Stagnation is a satirical paper on campus, be sure to check them out! The Coffee Break Team has posted an article here. Enjoy!

 

Fairfield University via Instagram

Due to the COVID-19 pandemic, the last two weeks of classes this semester are being held entirely online. This choice has led to an early emptying-out of campus, and the few students left are describing the local environment as a “safari.” Their words are not an exaggeration. As has been seen in many locations around the world this year, with the decrease in human activity, the presence of nature has grown. In this case, the entire campus has been overrun by turkeys in a span of less than 10 days.

 

There have been other effects as well. For example, most of the residence halls have been blanketed in ivy with the words “vineyard vines” printed on the leaves.

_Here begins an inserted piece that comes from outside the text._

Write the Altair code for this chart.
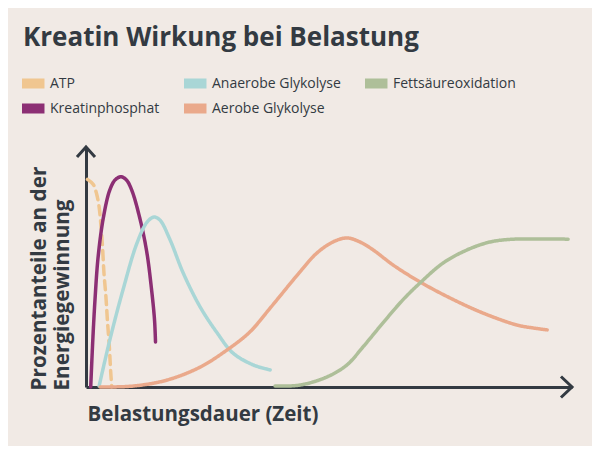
import altair as alt
import pandas as pd

# ---- data (x: Belastungsdauer 0-100, y: Anteil 0-100) ----
series_names = ["ATP", "Kreatinphosphat", "Anaerobe Glykolyse", "Aerobe Glykolyse", "Fettsäureoxidation"]
series_colors = ["#f0c690", "#8c2f74", "#a9d6d6", "#eaa98b", "#aebf99"]

atp_x = [0.3, 1.5, 2.2, 2.7, 3.1, 3.4, 3.7, 4.1, 4.4, 4.8, 5.1, 5.3]
atp_y = [86.5, 84.4, 80.3, 75.0, 66.7, 58.3, 47.4, 37.6, 27.9, 16.8, 5.7, 0.1]

kp_x = [0.97, 1.4, 1.85, 2.5, 3.6, 4.9, 6.0, 7.2, 8.3, 9.4, 11.1, 12.5, 13.5, 14.1, 14.3]
kp_y = [0.0, 19.6, 36.3, 54.3, 70.9, 82.1, 86.3, 87.6, 86.3, 82.1, 70.1, 56.3, 40.4, 27.9, 18.8]

an_x = [2.7, 4.9, 7.6, 10.5, 12.6, 14.0, 15.2, 17.3, 20.0, 23.5, 27.0, 30.2, 34.4, 37.9]
an_y = [0.4, 19.6, 40.4, 60.0, 68.8, 70.8, 69.6, 61.3, 47.5, 33.3, 22.5, 14.2, 9.2, 7.1]

ae_x = [2.9, 9.7, 16.7, 23.5, 29.0, 33.7, 37.9, 44.0, 47.5, 50.8, 53.7, 56.4, 59.1, 63.2, 68.7, 74.9, 81.7, 88.7, 92.0, 94.9]
ae_y = [0.0, 0.4, 2.9, 8.3, 15.4, 22.9, 32.9, 47.9, 55.8, 60.4, 62.1, 60.4, 57.1, 50.8, 43.8, 37.1, 30.8, 25.8, 24.6, 23.8]

fe_x = [38.9, 44.0, 49.6, 53.7, 57.0, 61.1, 65.2, 68.7, 73.5, 78.4, 83.1, 87.2, 92.0, 99.2]
fe_y = [0.4, 0.8, 4.2, 9.2, 16.7, 26.7, 36.3, 43.3, 51.7, 57.1, 60.4, 61.5, 61.7, 61.6]

title_text = "Kreatin Wirkung bei Belastung"
x_title = "Belastungsdauer (Zeit)"
y_title = ["Prozentanteile an der", "Energiegewinnung"]

# ---- build table ----
rows = []
for name, xs, ys in [("ATP", atp_x, atp_y), ("Kreatinphosphat", kp_x, kp_y),
                     ("Anaerobe Glykolyse", an_x, an_y), ("Aerobe Glykolyse", ae_x, ae_y),
                     ("Fettsäureoxidation", fe_x, fe_y)]:
    for i, (xv, yv) in enumerate(zip(xs, ys)):
        rows.append({"series": name, "t": xv, "p": yv, "i": i,
                     "dash": "dashed" if name == "ATP" else "solid"})
df = pd.DataFrame(rows)

DARK = "#333a42"
FONT = "Open Sans"

xscale = alt.Scale(domain=[0, 100], nice=False, zero=False)
yscale = alt.Scale(domain=[0, 100], nice=False, zero=False)

lines = alt.Chart(df).mark_line(strokeWidth=3.5, interpolate="catmull-rom", strokeCap="round").encode(
    x=alt.X("t:Q", scale=xscale,
            axis=alt.Axis(title=x_title, domain=True, domainColor=DARK, domainWidth=3,
                          ticks=False, labels=False, grid=False,
                          titleX=1, titleY=33, titleAlign="left", titleBaseline="alphabetic",
                          titleFont=FONT, titleFontSize=20.5, titleFontWeight="bold", titleColor=DARK)),
    y=alt.Y("p:Q", scale=yscale,
            axis=alt.Axis(title=y_title, domain=True, domainColor=DARK, domainWidth=3,
                          ticks=False, labels=False, grid=False,
                          titleX=-41, titleY=243, titleAngle=270, titleAlign="left",
                          titleBaseline="alphabetic", titleLineHeight=23,
                          titleFont=FONT, titleFontSize=20.7, titleFontWeight="bold", titleColor=DARK)),
    color=alt.Color("series:N", scale=alt.Scale(domain=series_names, range=series_colors),
                    sort=series_names,
                    legend=alt.Legend(title=None, orient="none", legendX=-64, legendY=-70.5,
                                      columns=3, columnPadding=24, rowPadding=11, clipHeight=14,
                                      symbolType="M-2,0H2", symbolSize=132, symbolStrokeWidth=10,
                                      labelFont=FONT, labelFontSize=14, labelFontWeight=500,
                                      labelColor=DARK, labelOffset=6, padding=0)),
    strokeDash=alt.StrokeDash("dash:N", scale=alt.Scale(domain=["solid", "dashed"], range=[[1, 0], [9, 6]]),
                              legend=None),
    order="i:Q",
)

arrow_df = pd.DataFrame({"t": [0, 100], "p": [100, 0], "which": ["y", "x"]})
arrow_y = alt.Chart(arrow_df[arrow_df.which == "y"]).mark_point(
    shape="M-1,1.1L0,0L1,1.1", filled=False, size=324, strokeWidth=3, color=DARK, opacity=1
).encode(x=alt.X("t:Q", scale=xscale), y=alt.Y("p:Q", scale=yscale))
arrow_x = alt.Chart(arrow_df[arrow_df.which == "x"]).mark_point(
    shape="M-1.05,-1L0,0L-1.05,1", filled=False, size=441, strokeWidth=3, color=DARK, opacity=1
).encode(x=alt.X("t:Q", scale=xscale), y=alt.Y("p:Q", scale=yscale))

chart = alt.layer(lines, arrow_y, arrow_x).properties(
    width=486, height=240,
    title=alt.TitleParams(title_text, anchor="start", frame="group", dx=-63, offset=25.5,
                          font=FONT, fontSize=26, fontWeight="bold", color=DARK),
    autosize=alt.AutoSizeParams(type="none"),
    padding={"left": 78, "top": 139, "right": 20, "bottom": 59},
    background="#f1eae5",
).configure_view(stroke=None)

chart.save("out.html", embed_options={"renderer": "svg", "actions": False})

But, inside those same residence halls are even more turkeys. Some of the belligerent birds have even been spotted in Canisius Hall, where they have mockingly imitated Fairfield’s normal functions by pretending to teach and attend classes.

 

“It’s getting a little weird,” exclaimed senior student Noah Trezellio ‘21, who lingered on campus for a work study and has now been co-opted into the turkey army. His interview was conducted over a chorus of shrieking and squawking turkeys in the background of the Zoom call. 

 

“I guess we’re changing our mascot now, too,” Trezellio said.

 

Sadly, as with all other instances of nature returning to the world, this miracle of life is expected to snap back to normal when students arrive in the spring and hit most of the turkeys with their cars.